Records excerpted from a collection:

>> BEGIN

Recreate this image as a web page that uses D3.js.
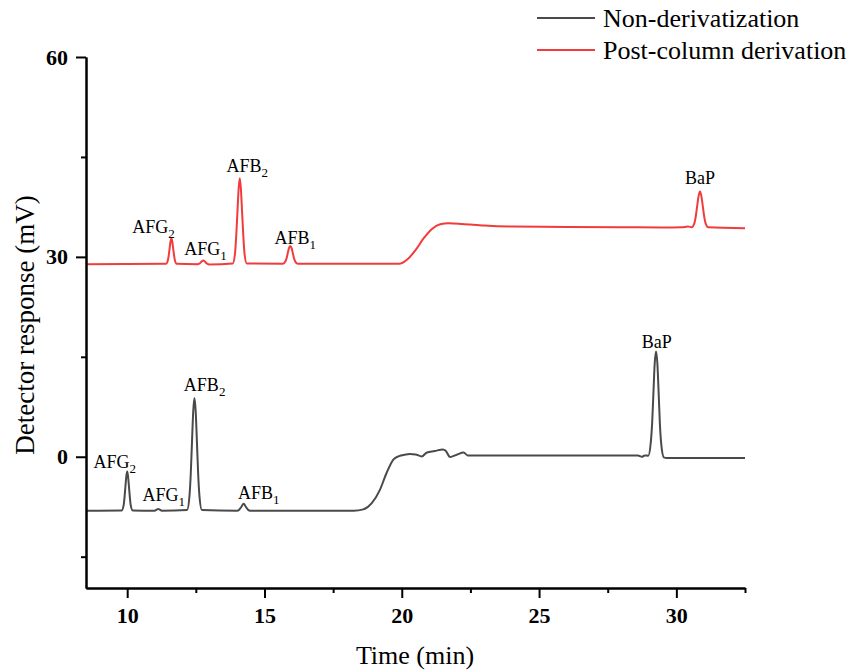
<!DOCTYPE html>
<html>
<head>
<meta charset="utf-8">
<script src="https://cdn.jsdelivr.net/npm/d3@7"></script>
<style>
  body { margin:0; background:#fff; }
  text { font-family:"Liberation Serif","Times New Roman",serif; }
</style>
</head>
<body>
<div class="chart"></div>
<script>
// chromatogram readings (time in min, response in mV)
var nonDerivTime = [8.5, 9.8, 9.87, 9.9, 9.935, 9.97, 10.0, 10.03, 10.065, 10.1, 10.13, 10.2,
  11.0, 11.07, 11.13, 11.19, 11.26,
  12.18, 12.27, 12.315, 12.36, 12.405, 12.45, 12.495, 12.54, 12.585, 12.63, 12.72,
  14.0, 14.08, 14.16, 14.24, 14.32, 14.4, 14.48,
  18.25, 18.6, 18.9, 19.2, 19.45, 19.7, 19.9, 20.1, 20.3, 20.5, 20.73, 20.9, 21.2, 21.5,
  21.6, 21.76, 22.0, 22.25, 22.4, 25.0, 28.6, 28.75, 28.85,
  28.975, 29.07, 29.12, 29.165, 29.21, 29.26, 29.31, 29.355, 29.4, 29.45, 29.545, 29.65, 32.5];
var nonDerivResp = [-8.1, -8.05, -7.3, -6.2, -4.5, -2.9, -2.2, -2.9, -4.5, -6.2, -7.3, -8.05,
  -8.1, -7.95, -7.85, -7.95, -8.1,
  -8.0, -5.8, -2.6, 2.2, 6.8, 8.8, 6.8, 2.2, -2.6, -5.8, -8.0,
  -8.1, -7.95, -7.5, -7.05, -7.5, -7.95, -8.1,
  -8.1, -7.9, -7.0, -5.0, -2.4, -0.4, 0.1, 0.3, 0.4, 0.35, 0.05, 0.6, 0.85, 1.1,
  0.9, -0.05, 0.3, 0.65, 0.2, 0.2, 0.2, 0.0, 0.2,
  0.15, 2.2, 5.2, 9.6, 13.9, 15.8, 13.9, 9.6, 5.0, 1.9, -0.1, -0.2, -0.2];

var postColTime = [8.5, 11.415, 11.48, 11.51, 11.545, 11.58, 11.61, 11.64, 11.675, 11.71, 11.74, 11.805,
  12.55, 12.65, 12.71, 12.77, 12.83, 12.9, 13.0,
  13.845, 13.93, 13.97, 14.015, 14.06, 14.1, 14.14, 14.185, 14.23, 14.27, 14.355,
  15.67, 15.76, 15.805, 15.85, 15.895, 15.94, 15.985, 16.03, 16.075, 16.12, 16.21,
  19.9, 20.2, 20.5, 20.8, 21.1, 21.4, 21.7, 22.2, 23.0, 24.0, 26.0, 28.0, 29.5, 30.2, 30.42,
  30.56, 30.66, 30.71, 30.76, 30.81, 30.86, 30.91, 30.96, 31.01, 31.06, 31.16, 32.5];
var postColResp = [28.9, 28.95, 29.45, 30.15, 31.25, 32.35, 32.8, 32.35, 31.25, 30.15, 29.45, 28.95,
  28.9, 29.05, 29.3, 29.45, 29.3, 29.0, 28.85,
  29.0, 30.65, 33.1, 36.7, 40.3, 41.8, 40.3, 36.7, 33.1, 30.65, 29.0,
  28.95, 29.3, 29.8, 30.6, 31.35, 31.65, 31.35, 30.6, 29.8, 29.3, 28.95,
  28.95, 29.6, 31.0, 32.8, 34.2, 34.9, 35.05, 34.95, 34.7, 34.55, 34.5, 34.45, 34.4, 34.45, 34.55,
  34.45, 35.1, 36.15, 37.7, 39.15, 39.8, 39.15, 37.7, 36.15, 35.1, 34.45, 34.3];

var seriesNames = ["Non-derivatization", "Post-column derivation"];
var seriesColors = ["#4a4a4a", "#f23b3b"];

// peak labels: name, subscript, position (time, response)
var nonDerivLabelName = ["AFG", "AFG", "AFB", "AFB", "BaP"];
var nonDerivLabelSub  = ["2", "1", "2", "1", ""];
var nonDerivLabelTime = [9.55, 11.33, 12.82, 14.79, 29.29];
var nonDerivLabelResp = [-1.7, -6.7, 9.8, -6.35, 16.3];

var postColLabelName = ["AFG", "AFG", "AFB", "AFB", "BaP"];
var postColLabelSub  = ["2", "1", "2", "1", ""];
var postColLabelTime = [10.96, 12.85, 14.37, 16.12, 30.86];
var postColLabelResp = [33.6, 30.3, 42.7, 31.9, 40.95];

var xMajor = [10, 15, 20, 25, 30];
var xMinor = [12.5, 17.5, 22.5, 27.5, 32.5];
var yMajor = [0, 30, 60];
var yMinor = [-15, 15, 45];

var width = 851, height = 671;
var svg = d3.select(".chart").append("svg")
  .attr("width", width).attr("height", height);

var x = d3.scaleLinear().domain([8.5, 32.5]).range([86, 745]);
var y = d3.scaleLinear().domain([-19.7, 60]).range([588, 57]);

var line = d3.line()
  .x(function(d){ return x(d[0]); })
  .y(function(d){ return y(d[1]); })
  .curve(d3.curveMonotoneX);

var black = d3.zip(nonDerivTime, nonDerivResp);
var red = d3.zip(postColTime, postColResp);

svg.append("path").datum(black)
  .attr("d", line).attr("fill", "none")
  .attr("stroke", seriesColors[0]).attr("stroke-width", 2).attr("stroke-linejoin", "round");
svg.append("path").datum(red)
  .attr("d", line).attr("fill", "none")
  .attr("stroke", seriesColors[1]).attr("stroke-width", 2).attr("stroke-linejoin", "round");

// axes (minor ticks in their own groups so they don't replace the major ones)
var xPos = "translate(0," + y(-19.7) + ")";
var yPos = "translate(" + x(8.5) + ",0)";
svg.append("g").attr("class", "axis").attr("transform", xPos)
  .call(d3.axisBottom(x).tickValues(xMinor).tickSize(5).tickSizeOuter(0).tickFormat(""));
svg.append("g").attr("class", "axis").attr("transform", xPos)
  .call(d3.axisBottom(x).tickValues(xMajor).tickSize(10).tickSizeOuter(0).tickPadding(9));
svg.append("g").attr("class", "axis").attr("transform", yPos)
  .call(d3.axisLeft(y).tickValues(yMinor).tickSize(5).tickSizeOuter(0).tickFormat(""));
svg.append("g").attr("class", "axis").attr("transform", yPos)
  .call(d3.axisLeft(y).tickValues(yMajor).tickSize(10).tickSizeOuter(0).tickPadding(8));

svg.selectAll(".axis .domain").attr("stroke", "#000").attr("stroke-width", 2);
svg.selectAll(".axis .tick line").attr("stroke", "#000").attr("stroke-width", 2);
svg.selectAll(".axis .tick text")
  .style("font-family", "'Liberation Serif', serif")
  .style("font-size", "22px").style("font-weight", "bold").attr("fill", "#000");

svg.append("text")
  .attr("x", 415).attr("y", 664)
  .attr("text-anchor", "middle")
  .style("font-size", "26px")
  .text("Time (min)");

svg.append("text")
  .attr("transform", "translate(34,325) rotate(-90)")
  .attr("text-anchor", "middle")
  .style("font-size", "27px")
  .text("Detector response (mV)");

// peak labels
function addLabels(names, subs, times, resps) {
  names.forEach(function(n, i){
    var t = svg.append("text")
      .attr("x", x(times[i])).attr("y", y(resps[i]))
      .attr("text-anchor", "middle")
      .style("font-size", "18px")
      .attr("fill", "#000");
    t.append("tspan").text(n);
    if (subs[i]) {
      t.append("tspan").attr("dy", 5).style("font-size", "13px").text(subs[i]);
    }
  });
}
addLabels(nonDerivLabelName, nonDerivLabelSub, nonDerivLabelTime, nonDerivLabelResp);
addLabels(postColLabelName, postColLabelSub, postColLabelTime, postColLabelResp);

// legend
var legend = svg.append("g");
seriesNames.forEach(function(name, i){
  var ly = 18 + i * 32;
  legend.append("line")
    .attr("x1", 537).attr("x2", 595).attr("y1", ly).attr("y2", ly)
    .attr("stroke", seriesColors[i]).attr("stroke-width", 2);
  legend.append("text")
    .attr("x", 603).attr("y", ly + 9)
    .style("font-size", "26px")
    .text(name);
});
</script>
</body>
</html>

>> END
>> BEGIN

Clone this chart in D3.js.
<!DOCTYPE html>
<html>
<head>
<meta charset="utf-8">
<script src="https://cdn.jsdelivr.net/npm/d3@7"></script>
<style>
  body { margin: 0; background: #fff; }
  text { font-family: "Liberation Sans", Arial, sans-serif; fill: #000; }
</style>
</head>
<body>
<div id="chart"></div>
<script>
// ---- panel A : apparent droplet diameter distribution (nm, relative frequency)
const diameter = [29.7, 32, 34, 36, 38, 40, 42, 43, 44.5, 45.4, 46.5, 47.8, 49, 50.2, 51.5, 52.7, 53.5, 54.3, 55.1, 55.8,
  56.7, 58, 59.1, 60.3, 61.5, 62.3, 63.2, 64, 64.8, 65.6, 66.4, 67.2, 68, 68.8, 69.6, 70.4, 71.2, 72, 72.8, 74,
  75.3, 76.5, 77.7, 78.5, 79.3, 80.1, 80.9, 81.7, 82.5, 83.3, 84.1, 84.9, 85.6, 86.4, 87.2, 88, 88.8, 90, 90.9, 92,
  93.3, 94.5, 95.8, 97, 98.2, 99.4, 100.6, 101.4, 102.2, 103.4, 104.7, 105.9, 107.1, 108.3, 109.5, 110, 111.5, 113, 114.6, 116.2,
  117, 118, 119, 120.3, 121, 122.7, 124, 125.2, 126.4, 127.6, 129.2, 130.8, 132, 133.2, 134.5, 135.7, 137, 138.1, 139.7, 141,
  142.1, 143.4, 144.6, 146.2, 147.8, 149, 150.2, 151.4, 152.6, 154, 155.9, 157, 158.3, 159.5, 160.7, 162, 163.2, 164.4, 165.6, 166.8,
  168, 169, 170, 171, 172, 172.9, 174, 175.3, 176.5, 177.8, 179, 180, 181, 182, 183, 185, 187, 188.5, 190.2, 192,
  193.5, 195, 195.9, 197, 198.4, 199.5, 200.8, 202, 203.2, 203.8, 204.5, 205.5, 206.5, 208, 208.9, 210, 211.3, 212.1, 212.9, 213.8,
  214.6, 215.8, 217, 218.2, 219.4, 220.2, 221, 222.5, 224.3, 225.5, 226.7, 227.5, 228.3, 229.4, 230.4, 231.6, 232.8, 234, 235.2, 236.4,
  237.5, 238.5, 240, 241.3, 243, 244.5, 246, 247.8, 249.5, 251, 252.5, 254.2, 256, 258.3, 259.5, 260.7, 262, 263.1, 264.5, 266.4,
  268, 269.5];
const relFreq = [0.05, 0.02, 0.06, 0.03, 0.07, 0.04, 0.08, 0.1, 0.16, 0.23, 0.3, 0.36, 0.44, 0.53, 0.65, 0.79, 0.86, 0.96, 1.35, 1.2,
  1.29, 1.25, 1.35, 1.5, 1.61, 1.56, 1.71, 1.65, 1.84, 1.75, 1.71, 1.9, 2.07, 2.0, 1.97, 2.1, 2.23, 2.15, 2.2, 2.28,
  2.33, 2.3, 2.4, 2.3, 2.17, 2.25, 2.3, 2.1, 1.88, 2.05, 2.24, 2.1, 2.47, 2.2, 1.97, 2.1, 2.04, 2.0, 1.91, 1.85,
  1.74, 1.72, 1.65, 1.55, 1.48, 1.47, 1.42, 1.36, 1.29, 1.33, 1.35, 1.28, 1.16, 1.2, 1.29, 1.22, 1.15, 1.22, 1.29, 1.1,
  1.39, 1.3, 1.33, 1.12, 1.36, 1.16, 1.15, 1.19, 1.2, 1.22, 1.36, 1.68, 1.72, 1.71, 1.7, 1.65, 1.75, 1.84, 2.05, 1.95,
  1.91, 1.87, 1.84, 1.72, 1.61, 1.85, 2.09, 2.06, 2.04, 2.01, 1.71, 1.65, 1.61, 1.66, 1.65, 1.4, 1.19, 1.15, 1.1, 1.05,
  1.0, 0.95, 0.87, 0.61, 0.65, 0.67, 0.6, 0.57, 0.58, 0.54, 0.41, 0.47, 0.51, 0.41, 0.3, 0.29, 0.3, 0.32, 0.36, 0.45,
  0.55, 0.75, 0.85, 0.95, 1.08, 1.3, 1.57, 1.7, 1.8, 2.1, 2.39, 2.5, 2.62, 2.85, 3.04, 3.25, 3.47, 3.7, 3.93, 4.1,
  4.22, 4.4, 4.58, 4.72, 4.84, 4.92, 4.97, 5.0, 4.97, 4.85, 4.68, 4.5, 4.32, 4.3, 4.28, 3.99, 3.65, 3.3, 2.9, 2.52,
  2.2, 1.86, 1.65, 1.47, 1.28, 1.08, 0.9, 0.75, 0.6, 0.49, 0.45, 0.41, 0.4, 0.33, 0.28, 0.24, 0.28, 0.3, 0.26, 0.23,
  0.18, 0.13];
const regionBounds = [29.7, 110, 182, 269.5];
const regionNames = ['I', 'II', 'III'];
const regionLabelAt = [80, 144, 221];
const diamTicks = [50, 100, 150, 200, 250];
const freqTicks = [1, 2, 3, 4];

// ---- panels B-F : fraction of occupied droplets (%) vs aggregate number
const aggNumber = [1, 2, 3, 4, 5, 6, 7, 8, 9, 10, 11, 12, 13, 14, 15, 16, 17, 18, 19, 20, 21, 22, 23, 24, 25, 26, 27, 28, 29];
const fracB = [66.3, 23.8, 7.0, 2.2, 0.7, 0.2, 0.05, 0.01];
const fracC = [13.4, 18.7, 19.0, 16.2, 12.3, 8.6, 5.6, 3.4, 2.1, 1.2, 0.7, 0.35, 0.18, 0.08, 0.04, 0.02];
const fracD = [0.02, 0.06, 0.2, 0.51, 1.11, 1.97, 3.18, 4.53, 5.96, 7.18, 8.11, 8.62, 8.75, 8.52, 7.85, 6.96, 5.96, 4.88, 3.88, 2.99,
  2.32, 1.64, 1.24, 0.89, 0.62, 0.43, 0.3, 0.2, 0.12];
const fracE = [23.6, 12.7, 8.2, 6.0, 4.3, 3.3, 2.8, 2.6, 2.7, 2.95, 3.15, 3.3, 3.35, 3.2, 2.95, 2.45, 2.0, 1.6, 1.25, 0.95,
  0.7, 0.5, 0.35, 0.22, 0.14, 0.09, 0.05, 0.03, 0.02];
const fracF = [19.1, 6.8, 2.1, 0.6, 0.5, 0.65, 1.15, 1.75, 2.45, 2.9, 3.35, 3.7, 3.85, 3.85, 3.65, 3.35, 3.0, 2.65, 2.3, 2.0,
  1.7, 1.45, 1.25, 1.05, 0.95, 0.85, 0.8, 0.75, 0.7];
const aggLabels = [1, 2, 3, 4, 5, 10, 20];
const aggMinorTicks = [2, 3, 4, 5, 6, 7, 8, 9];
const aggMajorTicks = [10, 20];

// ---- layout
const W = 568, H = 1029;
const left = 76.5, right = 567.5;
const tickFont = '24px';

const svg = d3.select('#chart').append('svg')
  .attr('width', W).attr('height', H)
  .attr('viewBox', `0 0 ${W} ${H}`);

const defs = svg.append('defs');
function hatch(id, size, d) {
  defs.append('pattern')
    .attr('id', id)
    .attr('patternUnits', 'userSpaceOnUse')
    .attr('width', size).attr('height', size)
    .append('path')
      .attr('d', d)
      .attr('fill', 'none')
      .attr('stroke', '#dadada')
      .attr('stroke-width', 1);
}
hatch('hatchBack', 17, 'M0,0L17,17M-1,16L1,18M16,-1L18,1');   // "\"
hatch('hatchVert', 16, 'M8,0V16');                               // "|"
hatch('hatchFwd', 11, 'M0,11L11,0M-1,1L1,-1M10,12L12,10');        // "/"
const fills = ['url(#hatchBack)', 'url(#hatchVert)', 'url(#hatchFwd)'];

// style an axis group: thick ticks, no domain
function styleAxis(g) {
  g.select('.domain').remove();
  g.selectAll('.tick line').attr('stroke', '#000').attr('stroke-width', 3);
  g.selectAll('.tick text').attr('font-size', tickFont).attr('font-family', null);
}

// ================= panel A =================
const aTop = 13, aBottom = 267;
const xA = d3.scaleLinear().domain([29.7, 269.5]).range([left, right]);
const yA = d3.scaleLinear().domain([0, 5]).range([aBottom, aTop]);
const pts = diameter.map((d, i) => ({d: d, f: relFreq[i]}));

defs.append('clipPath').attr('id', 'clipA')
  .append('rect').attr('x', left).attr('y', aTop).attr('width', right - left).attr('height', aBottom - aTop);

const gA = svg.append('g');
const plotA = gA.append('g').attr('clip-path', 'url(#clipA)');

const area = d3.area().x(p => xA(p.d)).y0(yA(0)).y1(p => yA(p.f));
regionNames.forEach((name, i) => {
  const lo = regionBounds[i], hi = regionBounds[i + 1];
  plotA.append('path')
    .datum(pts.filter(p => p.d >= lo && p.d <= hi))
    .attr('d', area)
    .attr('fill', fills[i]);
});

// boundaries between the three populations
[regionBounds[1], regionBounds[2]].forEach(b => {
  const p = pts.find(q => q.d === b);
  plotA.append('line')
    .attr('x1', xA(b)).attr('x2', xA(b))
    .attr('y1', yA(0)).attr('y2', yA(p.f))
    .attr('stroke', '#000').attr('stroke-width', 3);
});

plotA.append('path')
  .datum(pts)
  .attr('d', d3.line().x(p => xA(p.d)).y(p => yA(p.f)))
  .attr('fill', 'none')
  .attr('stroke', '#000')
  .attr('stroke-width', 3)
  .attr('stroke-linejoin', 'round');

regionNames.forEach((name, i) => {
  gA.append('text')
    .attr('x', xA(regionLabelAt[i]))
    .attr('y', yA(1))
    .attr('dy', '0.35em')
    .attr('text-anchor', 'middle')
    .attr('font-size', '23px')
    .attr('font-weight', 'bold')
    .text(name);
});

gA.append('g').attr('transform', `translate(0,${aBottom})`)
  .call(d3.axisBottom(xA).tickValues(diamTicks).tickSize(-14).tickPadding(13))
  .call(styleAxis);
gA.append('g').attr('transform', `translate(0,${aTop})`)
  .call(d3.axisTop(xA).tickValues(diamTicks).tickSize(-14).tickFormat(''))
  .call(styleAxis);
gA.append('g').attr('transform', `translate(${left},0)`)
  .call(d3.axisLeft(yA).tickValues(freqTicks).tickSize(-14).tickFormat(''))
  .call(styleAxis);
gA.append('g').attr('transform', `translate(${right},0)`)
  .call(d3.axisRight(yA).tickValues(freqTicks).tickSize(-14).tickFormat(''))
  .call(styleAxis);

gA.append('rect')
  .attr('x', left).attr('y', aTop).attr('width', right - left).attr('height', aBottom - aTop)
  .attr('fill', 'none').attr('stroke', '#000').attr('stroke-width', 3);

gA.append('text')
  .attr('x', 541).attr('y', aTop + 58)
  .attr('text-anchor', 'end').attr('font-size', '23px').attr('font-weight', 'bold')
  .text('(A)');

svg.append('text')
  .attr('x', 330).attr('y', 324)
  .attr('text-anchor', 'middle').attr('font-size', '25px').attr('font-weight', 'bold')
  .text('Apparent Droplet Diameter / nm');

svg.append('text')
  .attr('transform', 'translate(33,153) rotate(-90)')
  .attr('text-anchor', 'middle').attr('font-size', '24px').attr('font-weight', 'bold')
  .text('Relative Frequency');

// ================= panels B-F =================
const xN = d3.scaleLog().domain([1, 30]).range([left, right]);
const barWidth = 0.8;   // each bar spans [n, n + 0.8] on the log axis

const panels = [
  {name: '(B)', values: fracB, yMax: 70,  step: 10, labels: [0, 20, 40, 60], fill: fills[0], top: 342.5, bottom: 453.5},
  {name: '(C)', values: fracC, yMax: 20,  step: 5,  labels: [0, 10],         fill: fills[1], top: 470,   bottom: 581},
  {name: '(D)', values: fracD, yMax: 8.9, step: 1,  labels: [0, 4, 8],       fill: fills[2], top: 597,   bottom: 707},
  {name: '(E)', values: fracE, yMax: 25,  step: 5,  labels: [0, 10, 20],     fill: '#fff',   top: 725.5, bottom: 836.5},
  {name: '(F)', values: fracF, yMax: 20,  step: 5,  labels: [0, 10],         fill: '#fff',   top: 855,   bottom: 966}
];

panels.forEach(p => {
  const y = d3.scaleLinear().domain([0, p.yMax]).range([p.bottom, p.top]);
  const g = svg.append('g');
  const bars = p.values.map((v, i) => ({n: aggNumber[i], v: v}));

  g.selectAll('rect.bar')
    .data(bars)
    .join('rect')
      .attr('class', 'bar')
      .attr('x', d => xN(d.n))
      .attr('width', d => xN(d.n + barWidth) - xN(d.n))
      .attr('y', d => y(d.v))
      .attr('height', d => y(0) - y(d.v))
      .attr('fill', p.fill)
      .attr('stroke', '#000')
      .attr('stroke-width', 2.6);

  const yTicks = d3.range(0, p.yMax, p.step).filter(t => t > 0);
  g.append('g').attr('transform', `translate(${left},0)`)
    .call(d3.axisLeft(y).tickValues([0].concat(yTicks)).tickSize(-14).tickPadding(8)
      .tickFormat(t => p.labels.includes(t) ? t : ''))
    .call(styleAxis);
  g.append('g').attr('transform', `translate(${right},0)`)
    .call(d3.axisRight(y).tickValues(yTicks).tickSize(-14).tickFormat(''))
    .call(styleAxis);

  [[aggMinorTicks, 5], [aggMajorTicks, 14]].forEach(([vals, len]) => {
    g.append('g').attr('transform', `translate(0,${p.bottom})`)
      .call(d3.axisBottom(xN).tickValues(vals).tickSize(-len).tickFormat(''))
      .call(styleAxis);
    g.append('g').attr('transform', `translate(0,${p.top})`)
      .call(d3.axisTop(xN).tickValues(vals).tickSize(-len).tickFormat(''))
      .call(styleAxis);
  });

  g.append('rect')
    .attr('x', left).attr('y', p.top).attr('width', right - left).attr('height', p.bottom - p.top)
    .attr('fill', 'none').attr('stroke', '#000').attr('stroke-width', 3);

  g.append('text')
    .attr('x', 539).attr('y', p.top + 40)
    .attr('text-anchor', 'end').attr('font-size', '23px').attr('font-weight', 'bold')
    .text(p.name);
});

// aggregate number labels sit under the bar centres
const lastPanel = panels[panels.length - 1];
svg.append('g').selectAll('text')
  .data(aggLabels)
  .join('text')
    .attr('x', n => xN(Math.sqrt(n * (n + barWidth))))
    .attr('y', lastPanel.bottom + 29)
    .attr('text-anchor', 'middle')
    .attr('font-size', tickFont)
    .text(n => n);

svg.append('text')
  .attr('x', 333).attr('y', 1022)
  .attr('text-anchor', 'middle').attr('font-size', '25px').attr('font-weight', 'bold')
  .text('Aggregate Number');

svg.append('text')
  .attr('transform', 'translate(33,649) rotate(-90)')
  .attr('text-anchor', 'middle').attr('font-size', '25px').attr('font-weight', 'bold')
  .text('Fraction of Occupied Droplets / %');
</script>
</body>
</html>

>> END

▶ _YOUR OBJECTIVE_: Skip the pictures. Set down only the lines from the one containing "Recreate this image" through the one containing "-0.1, -0.2, -0.2];", exactly as they appear, ends included.

▶ _FINAL RESULT_:
Recreate this image as a web page that uses D3.js.
<!DOCTYPE html>
<html>
<head>
<meta charset="utf-8">
<script src="https://cdn.jsdelivr.net/npm/d3@7"></script>
<style>
  body { margin:0; background:#fff; }
  text { font-family:"Liberation Serif","Times New Roman",serif; }
</style>
</head>
<body>
<div class="chart"></div>
<script>
// chromatogram readings (time in min, response in mV)
var nonDerivTime = [8.5, 9.8, 9.87, 9.9, 9.935, 9.97, 10.0, 10.03, 10.065, 10.1, 10.13, 10.2,
  11.0, 11.07, 11.13, 11.19, 11.26,
  12.18, 12.27, 12.315, 12.36, 12.405, 12.45, 12.495, 12.54, 12.585, 12.63, 12.72,
  14.0, 14.08, 14.16, 14.24, 14.32, 14.4, 14.48,
  18.25, 18.6, 18.9, 19.2, 19.45, 19.7, 19.9, 20.1, 20.3, 20.5, 20.73, 20.9, 21.2, 21.5,
  21.6, 21.76, 22.0, 22.25, 22.4, 25.0, 28.6, 28.75, 28.85,
  28.975, 29.07, 29.12, 29.165, 29.21, 29.26, 29.31, 29.355, 29.4, 29.45, 29.545, 29.65, 32.5];
var nonDerivResp = [-8.1, -8.05, -7.3, -6.2, -4.5, -2.9, -2.2, -2.9, -4.5, -6.2, -7.3, -8.05,
  -8.1, -7.95, -7.85, -7.95, -8.1,
  -8.0, -5.8, -2.6, 2.2, 6.8, 8.8, 6.8, 2.2, -2.6, -5.8, -8.0,
  -8.1, -7.95, -7.5, -7.05, -7.5, -7.95, -8.1,
  -8.1, -7.9, -7.0, -5.0, -2.4, -0.4, 0.1, 0.3, 0.4, 0.35, 0.05, 0.6, 0.85, 1.1,
  0.9, -0.05, 0.3, 0.65, 0.2, 0.2, 0.2, 0.0, 0.2,
  0.15, 2.2, 5.2, 9.6, 13.9, 15.8, 13.9, 9.6, 5.0, 1.9, -0.1, -0.2, -0.2];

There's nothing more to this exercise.